Principal Jeff Broomes said he met with his teachers yesterday and a decision was made that they would be correcting CXC School Based Assessments (SBA) as usual.
The Barbados Secondary Teachers Union (BSTU) recently announced that its members will no longer be correcting SBAs without pay as performing this task represented an additional responsibility. The decision is effective from this academic year.
However, speaking to the media at his Pine, St Michael school this morning, Broomes said while he could not tell teachers at other schools what to do, he could give an assurance that Parkinson teachers would carry out their responsibilities.
He said it was his understanding that the assessments were incorporated in teachers’ duties and therefore it was not a matter for the CXC.
“Assessments are a part of every teacher’s job and I see SBAs as continued assessment. You are not doing it for CXC. When CXC wants somebody to do work, they engage them to do orals and they pay them,” the veteran educator said.
“They engage them to correct papers and they go to Trinidad or wherever and the Ministry gives teachers time off early to go and do these things and they are paid by CXC,” he said.
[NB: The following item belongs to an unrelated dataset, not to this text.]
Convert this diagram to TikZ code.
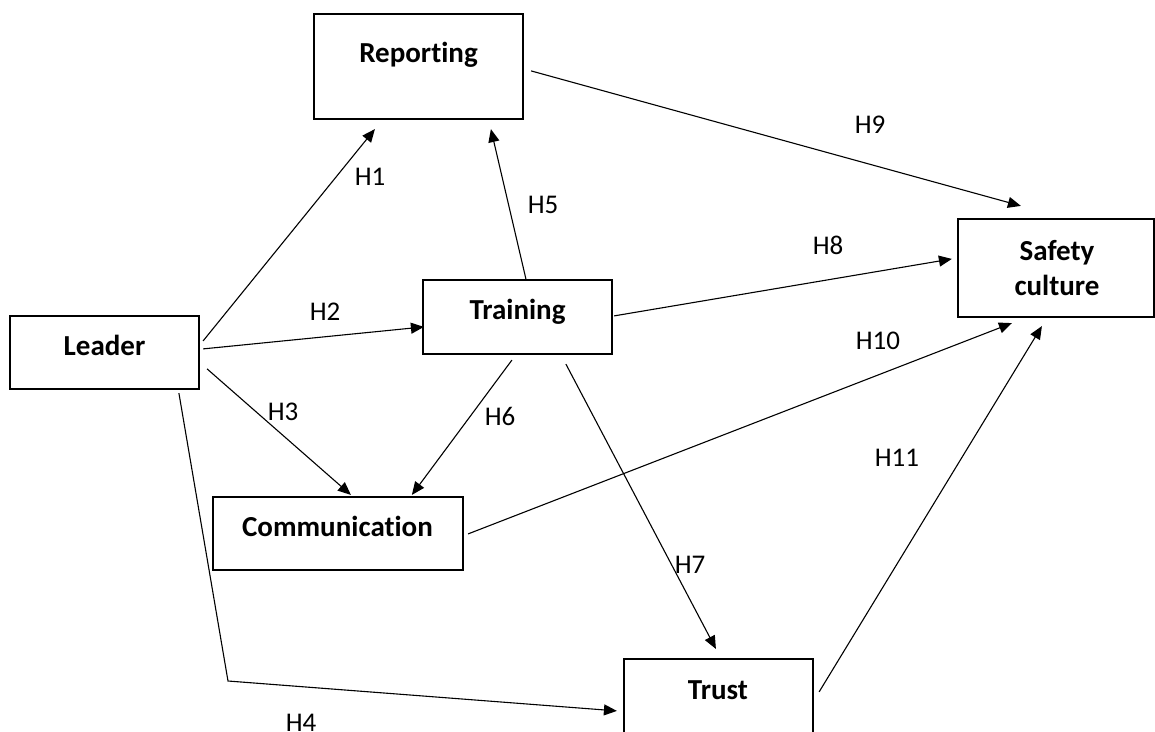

The outspoken educator of 40 years said throughout his years in the service, he had never heard that the correcting of SBA’s was an issue.
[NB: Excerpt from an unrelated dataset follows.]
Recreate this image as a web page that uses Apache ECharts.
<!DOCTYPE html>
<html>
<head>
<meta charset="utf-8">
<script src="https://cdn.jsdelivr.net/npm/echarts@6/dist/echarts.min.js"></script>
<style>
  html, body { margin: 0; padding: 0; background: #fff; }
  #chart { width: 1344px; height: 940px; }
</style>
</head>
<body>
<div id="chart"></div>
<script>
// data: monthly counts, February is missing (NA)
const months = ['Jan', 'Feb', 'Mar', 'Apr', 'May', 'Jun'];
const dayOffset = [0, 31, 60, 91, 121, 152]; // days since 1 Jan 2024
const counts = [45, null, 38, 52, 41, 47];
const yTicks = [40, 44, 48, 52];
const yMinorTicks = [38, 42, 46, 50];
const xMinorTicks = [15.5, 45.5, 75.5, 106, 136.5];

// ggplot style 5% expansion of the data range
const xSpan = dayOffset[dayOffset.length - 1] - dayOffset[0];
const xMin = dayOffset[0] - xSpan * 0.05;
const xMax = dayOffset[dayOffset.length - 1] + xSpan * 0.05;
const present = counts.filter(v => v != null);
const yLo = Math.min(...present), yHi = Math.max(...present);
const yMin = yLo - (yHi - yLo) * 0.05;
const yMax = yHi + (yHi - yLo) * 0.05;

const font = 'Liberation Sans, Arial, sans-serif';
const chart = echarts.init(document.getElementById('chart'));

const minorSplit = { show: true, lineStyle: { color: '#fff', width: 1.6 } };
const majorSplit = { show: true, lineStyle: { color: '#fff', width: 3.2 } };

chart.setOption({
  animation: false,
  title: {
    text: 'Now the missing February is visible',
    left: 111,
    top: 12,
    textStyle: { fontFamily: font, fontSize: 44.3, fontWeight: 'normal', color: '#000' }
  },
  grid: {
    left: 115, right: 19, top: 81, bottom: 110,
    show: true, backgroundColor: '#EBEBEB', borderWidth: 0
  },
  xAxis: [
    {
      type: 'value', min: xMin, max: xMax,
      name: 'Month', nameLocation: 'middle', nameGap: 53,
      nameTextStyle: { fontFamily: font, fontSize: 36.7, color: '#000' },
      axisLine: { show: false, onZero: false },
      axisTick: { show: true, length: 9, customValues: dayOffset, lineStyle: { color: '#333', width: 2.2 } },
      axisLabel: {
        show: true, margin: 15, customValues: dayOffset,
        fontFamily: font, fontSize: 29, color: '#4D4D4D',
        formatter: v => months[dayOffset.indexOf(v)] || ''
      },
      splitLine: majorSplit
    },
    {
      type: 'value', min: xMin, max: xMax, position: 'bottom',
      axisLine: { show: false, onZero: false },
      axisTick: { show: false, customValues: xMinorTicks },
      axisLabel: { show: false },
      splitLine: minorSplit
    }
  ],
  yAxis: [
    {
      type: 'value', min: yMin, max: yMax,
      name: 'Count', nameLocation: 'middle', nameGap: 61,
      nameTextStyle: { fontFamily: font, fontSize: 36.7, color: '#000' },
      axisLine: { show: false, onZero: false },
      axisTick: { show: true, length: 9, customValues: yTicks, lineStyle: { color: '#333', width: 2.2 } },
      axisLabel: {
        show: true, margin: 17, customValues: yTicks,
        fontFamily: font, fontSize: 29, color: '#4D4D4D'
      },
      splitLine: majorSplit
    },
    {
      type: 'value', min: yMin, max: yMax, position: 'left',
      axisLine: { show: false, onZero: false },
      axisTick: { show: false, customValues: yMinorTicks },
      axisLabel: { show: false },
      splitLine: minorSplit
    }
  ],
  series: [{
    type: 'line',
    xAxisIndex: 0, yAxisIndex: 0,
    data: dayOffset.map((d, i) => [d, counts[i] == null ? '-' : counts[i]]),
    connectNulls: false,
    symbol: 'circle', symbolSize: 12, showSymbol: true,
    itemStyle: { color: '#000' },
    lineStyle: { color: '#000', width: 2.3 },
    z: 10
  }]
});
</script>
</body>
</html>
“I don’t get in people business. I do what I think is right and I am very comfortable that I do not understand how SBA’s are due in April and you are going to say in March that you are not correcting them.
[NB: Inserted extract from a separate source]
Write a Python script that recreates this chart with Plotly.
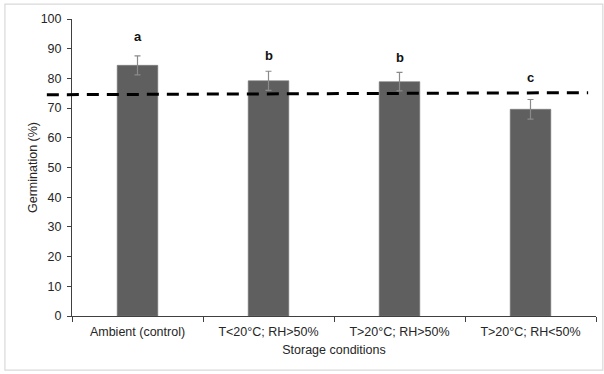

“There are 20 something Caribbean countries that are a part of CXC and the only children who are supposed to suffer are Barbadian children? … That says a lot to me and I am not pleased. Jamaican children ain’t suffering, Trinidadian children ain’t suffering. . .,” he said.
Broomes added: “We got to tell people what time of the day it is. I feel it is time for people to be told what time of the day it is.”
Meanwhile, Combermere School principal, Vere Parris, today pleaded with teachers not to let Barbadian students become sacrificial lambs of the region by not correcting the SBAs.
Addressing Combermere’s Speech Day, Parris said since continuous assessment was part and parcel of subjects taught by teachers, why were they expecting to be paid separately for doing so.
“Would it be more plausible to request Ministries of Education to provide greater support for schools and teachers or more favourable conditions of service, given the heavy load that teachers carry and which will increase with the Caribbean Certificate of Secondary Level Competence (CCSLC) programme?” Parris asked.
He pleaded: “Do not hurt our children and their future! Do not let us be the laughing stock nor let our children be the sacrificial lambs of the region!
“Teachers have children too! Would teachers want their children hurt this way? Do not be like the West Indies team in their recent tour of India. What a price to pay and nothing to gain,” he said.
Parris questioned if Barbados was not the only country in the region adopting such a stance and whether teachers were paid separately for marking course work in the courses they teach.
He said CXC was “a creature of the governments of CARICOM” and Ministries of Education of member countries were fully aware of CXC’s policies, “since there is high-level ministerial representation on decision making committees of CXC”.
“Do the issues being raised by regional teachers unions truly sit only in the lap of the CXC? Can CXC, by the money it collects for administering exams, exist as its own entity or does it rely on subventions from regional governments?” Parris asked.